It has been said that the fall of Adam and Eve introduced several wars into creation. First, the fall set man at war with God; thus, every thought of the fallen heart is only evil continually, and people seek to overthrow the Lord’s rightful place as ruler over their lives (Gen. 8:21; Rom. 3:1–20). Second, man is at war with himself. By virtue of our being made in God’s image, we all have consciences that tell us what is right and what is wrong, and deep down all people know that no matter how hard they try, they cannot do what is fully good and proper (Rom. 2:12–16). Third, and most pertinent to today’s study, man is at war with other men. From the moment right after the fall when Adam blamed Eve for his transgression (Gen. 3:11–12) up until the present day, human society has been characterized by strife, disagreement, and hatred between people.
Thus, generally speaking, most of us desire to be at peace with those around us, to not have them hate us or at least to have them leave us alone. We do not like strife and want to avoid it. That makes today’s passage a comforting and encouraging text. If we would have peace with others, we should seek to please the Lord.
When we think about it, the connection between pleasing the Lord and being at peace with our enemies makes a good deal of common sense. If pleasing God means living according to His law, and His law forbids such things as theft, adultery, slander, and murder (Ex. 20:1–17), then others will have a hard time holding a grudge against us if we endeavor to live by His commandments, for no one wants to be a victim of any of the actions condemned in those statutes. Still, we know that there will be people who hate us no matter how righteously we live. In fact, Jesus pronounces a blessing upon those who are hated for righteousness’ sake (Matt. 5:10–12), which at least implies that some Christians will endure such hatred.

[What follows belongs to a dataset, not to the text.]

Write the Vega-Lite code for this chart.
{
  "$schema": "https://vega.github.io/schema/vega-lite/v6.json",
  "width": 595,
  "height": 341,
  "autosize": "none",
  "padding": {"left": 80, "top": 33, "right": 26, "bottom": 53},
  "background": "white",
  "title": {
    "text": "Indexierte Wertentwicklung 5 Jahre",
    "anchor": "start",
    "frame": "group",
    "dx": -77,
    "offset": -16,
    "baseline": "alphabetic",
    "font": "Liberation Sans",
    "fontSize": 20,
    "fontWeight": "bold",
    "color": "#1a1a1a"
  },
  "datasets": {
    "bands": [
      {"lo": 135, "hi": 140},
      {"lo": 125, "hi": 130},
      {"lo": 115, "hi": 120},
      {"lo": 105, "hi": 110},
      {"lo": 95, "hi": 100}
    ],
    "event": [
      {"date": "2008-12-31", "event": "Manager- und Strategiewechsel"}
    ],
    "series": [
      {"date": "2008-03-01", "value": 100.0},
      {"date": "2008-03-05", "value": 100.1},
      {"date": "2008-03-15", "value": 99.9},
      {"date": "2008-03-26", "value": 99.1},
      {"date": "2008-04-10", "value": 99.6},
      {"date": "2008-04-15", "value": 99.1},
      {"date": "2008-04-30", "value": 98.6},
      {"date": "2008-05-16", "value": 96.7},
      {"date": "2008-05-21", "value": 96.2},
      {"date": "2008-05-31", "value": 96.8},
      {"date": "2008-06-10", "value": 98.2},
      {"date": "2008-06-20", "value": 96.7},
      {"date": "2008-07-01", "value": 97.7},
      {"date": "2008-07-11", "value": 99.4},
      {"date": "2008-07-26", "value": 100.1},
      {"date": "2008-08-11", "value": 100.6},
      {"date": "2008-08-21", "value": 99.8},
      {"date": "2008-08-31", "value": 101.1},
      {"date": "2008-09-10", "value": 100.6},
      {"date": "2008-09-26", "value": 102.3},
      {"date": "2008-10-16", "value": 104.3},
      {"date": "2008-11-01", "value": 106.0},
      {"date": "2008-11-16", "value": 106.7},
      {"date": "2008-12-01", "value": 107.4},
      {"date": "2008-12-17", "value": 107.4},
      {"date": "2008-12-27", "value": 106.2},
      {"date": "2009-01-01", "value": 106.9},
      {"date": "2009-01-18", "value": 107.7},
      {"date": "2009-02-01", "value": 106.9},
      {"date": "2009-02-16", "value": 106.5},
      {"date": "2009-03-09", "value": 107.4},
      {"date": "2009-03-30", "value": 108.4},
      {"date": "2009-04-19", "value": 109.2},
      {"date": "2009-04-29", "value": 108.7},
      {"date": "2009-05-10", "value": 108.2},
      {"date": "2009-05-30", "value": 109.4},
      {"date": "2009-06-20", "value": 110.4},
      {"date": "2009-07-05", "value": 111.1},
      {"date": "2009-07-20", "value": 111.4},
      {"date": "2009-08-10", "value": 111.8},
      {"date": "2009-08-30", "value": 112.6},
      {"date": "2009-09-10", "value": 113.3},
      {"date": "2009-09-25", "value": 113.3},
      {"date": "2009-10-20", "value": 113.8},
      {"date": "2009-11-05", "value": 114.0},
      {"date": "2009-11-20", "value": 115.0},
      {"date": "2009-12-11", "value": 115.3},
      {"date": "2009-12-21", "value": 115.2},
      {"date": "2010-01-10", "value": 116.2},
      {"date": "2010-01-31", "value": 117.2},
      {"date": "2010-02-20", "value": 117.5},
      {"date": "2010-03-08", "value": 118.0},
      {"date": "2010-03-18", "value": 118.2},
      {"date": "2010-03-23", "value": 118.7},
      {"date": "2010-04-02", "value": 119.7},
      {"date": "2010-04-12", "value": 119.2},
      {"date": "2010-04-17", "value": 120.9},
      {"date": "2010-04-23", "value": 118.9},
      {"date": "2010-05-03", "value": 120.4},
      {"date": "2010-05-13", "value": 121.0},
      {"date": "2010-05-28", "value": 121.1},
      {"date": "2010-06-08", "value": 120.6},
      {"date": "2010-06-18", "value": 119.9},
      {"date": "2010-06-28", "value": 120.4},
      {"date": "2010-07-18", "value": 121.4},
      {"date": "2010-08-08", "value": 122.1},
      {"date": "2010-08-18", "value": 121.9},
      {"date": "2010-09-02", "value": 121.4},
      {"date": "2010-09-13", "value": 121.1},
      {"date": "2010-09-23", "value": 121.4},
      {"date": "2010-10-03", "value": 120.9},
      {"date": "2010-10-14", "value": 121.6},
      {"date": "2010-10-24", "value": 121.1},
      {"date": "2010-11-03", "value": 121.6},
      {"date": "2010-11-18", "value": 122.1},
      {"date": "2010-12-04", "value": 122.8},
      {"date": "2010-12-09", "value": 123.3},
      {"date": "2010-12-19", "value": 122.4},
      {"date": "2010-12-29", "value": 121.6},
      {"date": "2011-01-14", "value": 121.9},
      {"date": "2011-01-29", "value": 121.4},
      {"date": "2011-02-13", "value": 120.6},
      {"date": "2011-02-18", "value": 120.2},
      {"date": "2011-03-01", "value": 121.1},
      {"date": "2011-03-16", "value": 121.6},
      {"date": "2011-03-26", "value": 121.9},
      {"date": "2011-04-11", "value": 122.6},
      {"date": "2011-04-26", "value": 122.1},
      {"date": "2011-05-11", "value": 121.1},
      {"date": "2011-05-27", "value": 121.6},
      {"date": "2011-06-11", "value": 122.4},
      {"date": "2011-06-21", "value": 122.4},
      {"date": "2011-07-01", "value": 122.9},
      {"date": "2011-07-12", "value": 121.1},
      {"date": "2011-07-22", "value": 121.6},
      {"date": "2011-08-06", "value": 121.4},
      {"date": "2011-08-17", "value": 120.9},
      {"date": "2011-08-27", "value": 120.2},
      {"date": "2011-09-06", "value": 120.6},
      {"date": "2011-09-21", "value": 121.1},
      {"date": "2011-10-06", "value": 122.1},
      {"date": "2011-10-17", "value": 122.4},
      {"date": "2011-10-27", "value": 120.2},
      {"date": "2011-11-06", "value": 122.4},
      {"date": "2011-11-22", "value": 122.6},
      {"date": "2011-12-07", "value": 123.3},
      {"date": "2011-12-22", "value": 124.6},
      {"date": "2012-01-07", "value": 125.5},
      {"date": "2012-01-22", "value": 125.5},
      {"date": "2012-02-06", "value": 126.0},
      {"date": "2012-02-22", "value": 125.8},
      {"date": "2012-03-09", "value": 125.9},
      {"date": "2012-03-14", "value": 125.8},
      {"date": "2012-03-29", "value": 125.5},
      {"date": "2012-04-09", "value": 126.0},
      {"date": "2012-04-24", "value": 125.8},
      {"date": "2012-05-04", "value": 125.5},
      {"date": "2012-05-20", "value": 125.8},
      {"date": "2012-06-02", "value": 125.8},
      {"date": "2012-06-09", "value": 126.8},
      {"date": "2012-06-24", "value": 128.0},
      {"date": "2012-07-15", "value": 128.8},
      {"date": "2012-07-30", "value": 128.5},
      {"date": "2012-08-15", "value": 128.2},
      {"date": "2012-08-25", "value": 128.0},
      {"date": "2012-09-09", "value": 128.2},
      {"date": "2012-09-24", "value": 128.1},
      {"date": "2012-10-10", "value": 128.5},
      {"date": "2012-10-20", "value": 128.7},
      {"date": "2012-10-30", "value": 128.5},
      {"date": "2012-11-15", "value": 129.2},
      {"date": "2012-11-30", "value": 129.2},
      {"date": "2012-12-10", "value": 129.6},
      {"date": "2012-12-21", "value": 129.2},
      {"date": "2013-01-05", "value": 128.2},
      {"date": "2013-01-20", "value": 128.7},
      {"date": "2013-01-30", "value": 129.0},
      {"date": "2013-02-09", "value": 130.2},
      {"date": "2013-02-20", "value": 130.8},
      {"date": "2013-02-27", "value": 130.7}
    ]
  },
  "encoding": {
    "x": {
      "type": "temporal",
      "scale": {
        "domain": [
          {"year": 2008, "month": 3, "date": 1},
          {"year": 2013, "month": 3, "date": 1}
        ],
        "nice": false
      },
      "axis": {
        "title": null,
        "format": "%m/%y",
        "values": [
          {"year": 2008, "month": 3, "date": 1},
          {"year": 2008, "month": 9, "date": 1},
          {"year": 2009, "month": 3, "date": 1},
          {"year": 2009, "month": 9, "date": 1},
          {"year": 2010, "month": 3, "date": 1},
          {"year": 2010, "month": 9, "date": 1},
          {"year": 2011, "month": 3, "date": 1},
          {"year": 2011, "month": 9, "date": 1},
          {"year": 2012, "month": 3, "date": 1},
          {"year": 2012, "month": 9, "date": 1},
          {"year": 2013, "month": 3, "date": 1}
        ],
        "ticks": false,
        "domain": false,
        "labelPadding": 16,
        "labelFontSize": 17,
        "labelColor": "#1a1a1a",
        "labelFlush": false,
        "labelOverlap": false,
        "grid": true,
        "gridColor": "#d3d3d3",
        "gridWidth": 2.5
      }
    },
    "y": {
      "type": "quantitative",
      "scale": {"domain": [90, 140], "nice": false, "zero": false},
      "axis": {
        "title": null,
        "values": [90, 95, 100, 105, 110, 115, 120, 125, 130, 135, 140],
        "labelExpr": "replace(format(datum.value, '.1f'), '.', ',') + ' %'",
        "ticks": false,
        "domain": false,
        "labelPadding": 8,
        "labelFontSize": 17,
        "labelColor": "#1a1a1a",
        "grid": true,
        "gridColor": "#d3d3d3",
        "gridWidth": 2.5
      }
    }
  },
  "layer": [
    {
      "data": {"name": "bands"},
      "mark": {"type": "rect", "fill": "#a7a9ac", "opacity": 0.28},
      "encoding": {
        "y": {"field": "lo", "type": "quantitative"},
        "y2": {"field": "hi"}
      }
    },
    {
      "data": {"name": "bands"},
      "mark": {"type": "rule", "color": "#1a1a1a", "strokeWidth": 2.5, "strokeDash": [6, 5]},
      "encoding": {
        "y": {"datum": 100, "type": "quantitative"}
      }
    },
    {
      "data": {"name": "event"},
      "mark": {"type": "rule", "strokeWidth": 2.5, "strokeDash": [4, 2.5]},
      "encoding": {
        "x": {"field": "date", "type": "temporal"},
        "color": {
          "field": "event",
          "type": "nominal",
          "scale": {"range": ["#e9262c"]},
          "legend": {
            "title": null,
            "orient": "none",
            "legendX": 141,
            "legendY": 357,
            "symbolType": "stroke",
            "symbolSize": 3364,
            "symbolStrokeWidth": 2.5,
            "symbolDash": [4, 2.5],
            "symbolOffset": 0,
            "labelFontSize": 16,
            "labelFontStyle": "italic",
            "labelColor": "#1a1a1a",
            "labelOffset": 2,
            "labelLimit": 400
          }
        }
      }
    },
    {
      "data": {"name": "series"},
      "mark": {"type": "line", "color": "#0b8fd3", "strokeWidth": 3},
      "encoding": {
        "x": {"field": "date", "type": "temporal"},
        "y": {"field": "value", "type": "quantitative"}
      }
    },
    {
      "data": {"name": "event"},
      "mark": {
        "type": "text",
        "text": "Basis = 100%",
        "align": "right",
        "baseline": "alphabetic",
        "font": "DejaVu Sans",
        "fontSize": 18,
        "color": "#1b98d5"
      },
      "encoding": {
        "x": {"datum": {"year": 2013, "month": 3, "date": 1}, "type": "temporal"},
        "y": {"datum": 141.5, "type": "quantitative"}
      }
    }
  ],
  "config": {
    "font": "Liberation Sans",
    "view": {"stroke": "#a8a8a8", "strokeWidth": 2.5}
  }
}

Nevertheless, there is no promise that this hatred will in every case endure. After all, God is sovereign and can work peace in the hearts and minds of any of His creatures. Matthew Henry comments, “God can turn foes into friends when he pleases. He that has all hearts in his hand has access to men’s spirits and power over them, working insensibly, but irresistibly upon them, can make a man’s enemies to be at peace with him, can change their minds, or force them into a feigned submission. He can slay all enemies, and bring those together that were at the greatest distance from each other.”